* [Exercise objective]: Transcribe the listing verbatim. Do not carry over any pictures.
--------------------
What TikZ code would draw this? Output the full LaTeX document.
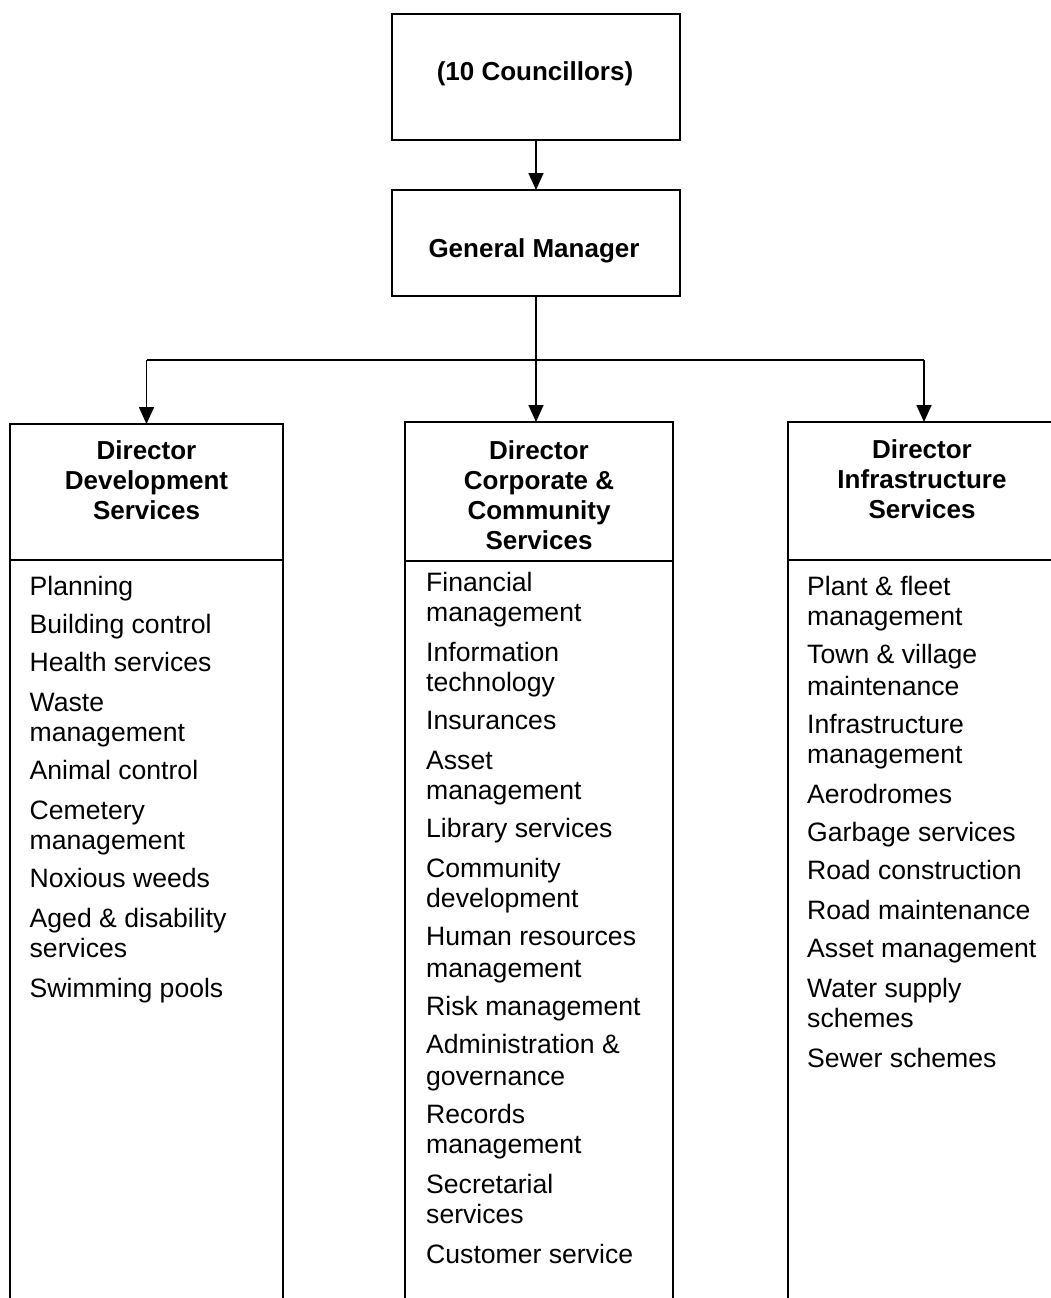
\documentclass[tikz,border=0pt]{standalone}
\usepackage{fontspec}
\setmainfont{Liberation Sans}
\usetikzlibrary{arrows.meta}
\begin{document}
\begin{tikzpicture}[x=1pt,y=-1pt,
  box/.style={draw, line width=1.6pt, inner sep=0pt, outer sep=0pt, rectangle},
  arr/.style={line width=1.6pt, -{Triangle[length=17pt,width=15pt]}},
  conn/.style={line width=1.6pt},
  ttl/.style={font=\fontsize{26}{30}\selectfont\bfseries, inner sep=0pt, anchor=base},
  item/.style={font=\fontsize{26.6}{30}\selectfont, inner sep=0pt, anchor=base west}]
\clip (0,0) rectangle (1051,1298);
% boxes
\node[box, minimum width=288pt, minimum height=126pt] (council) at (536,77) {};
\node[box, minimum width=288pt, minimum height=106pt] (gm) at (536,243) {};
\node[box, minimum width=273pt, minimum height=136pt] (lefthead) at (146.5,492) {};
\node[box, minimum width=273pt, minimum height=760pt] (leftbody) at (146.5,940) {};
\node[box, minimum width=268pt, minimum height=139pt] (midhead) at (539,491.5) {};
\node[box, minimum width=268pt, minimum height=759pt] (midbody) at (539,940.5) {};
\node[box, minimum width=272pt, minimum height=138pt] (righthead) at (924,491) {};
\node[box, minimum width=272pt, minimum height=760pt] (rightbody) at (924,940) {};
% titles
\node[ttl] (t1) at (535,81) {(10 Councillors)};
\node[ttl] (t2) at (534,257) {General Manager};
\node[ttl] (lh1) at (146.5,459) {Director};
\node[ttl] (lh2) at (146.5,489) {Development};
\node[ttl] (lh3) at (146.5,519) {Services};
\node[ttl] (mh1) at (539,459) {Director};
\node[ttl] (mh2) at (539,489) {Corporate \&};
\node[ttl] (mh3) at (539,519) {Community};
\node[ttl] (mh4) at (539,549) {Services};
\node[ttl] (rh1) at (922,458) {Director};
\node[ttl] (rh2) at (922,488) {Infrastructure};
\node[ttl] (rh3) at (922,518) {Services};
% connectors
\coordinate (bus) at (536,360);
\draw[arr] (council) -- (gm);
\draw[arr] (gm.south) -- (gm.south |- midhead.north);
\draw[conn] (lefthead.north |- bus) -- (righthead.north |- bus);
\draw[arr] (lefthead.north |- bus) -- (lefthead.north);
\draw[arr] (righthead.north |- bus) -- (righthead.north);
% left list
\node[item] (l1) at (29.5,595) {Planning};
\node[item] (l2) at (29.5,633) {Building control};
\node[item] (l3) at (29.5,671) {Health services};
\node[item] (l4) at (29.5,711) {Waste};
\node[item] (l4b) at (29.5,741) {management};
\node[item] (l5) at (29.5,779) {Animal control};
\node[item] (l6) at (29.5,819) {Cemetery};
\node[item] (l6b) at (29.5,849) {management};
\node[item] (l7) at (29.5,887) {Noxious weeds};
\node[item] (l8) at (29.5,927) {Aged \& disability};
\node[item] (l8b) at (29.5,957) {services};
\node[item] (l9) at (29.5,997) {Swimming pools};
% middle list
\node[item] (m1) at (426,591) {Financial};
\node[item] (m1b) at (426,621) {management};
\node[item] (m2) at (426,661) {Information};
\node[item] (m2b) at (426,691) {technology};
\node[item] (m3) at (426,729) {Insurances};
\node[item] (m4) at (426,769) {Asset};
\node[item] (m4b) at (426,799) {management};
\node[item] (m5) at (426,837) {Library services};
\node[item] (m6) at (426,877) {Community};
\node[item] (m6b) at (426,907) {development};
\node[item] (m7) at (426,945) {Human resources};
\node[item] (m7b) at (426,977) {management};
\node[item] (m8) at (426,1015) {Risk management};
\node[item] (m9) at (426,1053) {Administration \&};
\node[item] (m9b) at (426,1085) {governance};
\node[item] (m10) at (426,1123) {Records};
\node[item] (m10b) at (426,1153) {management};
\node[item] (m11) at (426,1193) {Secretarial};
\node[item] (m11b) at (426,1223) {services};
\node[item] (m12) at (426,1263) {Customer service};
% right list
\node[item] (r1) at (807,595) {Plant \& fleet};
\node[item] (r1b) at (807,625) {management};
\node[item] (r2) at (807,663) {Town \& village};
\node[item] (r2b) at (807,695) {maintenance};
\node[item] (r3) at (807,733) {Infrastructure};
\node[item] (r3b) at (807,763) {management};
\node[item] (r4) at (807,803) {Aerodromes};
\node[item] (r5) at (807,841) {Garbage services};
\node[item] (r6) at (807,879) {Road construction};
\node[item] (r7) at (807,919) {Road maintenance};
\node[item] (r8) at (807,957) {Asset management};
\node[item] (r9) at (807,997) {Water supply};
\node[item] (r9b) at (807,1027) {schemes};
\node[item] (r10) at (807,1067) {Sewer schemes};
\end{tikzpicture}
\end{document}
--------------------
* [Result for this exercise]:
What TikZ code would draw this? Output the full LaTeX document.
\documentclass[tikz,border=0pt]{standalone}
\usepackage{fontspec}
\setmainfont{Liberation Sans}
\usetikzlibrary{arrows.meta}
\begin{document}
\begin{tikzpicture}[x=1pt,y=-1pt,
  box/.style={draw, line width=1.6pt, inner sep=0pt, outer sep=0pt, rectangle},
  arr/.style={line width=1.6pt, -{Triangle[length=17pt,width=15pt]}},
  conn/.style={line width=1.6pt},
  ttl/.style={font=\fontsize{26}{30}\selectfont\bfseries, inner sep=0pt, anchor=base},
  item/.style={font=\fontsize{26.6}{30}\selectfont, inner sep=0pt, anchor=base west}]
\clip (0,0) rectangle (1051,1298);
% boxes
\node[box, minimum width=288pt, minimum height=126pt] (council) at (536,77) {};
\node[box, minimum width=288pt, minimum height=106pt] (gm) at (536,243) {};
\node[box, minimum width=273pt, minimum height=136pt] (lefthead) at (146.5,492) {};
\node[box, minimum width=273pt, minimum height=760pt] (leftbody) at (146.5,940) {};
\node[box, minimum width=268pt, minimum height=139pt] (midhead) at (539,491.5) {};
\node[box, minimum width=268pt, minimum height=759pt] (midbody) at (539,940.5) {};
\node[box, minimum width=272pt, minimum height=138pt] (righthead) at (924,491) {};
\node[box, minimum width=272pt, minimum height=760pt] (rightbody) at (924,940) {};
% titles
\node[ttl] (t1) at (535,81) {(10 Councillors)};
\node[ttl] (t2) at (534,257) {General Manager};
\node[ttl] (lh1) at (146.5,459) {Director};
\node[ttl] (lh2) at (146.5,489) {Development};
\node[ttl] (lh3) at (146.5,519) {Services};
\node[ttl] (mh1) at (539,459) {Director};
\node[ttl] (mh2) at (539,489) {Corporate \&};
\node[ttl] (mh3) at (539,519) {Community};
\node[ttl] (mh4) at (539,549) {Services};
\node[ttl] (rh1) at (922,458) {Director};
\node[ttl] (rh2) at (922,488) {Infrastructure};
\node[ttl] (rh3) at (922,518) {Services};
% connectors
\coordinate (bus) at (536,360);
\draw[arr] (council) -- (gm);
\draw[arr] (gm.south) -- (gm.south |- midhead.north);
\draw[conn] (lefthead.north |- bus) -- (righthead.north |- bus);
\draw[arr] (lefthead.north |- bus) -- (lefthead.north);
\draw[arr] (righthead.north |- bus) -- (righthead.north);
% left list
\node[item] (l1) at (29.5,595) {Planning};
\node[item] (l2) at (29.5,633) {Building control};
\node[item] (l3) at (29.5,671) {Health services};
\node[item] (l4) at (29.5,711) {Waste};
\node[item] (l4b) at (29.5,741) {management};
\node[item] (l5) at (29.5,779) {Animal control};
\node[item] (l6) at (29.5,819) {Cemetery};
\node[item] (l6b) at (29.5,849) {management};
\node[item] (l7) at (29.5,887) {Noxious weeds};
\node[item] (l8) at (29.5,927) {Aged \& disability};
\node[item] (l8b) at (29.5,957) {services};
\node[item] (l9) at (29.5,997) {Swimming pools};
% middle list
\node[item] (m1) at (426,591) {Financial};
\node[item] (m1b) at (426,621) {management};
\node[item] (m2) at (426,661) {Information};
\node[item] (m2b) at (426,691) {technology};
\node[item] (m3) at (426,729) {Insurances};
\node[item] (m4) at (426,769) {Asset};
\node[item] (m4b) at (426,799) {management};
\node[item] (m5) at (426,837) {Library services};
\node[item] (m6) at (426,877) {Community};
\node[item] (m6b) at (426,907) {development};
\node[item] (m7) at (426,945) {Human resources};
\node[item] (m7b) at (426,977) {management};
\node[item] (m8) at (426,1015) {Risk management};
\node[item] (m9) at (426,1053) {Administration \&};
\node[item] (m9b) at (426,1085) {governance};
\node[item] (m10) at (426,1123) {Records};
\node[item] (m10b) at (426,1153) {management};
\node[item] (m11) at (426,1193) {Secretarial};
\node[item] (m11b) at (426,1223) {services};
\node[item] (m12) at (426,1263) {Customer service};
% right list
\node[item] (r1) at (807,595) {Plant \& fleet};
\node[item] (r1b) at (807,625) {management};
\node[item] (r2) at (807,663) {Town \& village};
\node[item] (r2b) at (807,695) {maintenance};
\node[item] (r3) at (807,733) {Infrastructure};
\node[item] (r3b) at (807,763) {management};
\node[item] (r4) at (807,803) {Aerodromes};
\node[item] (r5) at (807,841) {Garbage services};
\node[item] (r6) at (807,879) {Road construction};
\node[item] (r7) at (807,919) {Road maintenance};
\node[item] (r8) at (807,957) {Asset management};
\node[item] (r9) at (807,997) {Water supply};
\node[item] (r9b) at (807,1027) {schemes};
\node[item] (r10) at (807,1067) {Sewer schemes};
\end{tikzpicture}
\end{document}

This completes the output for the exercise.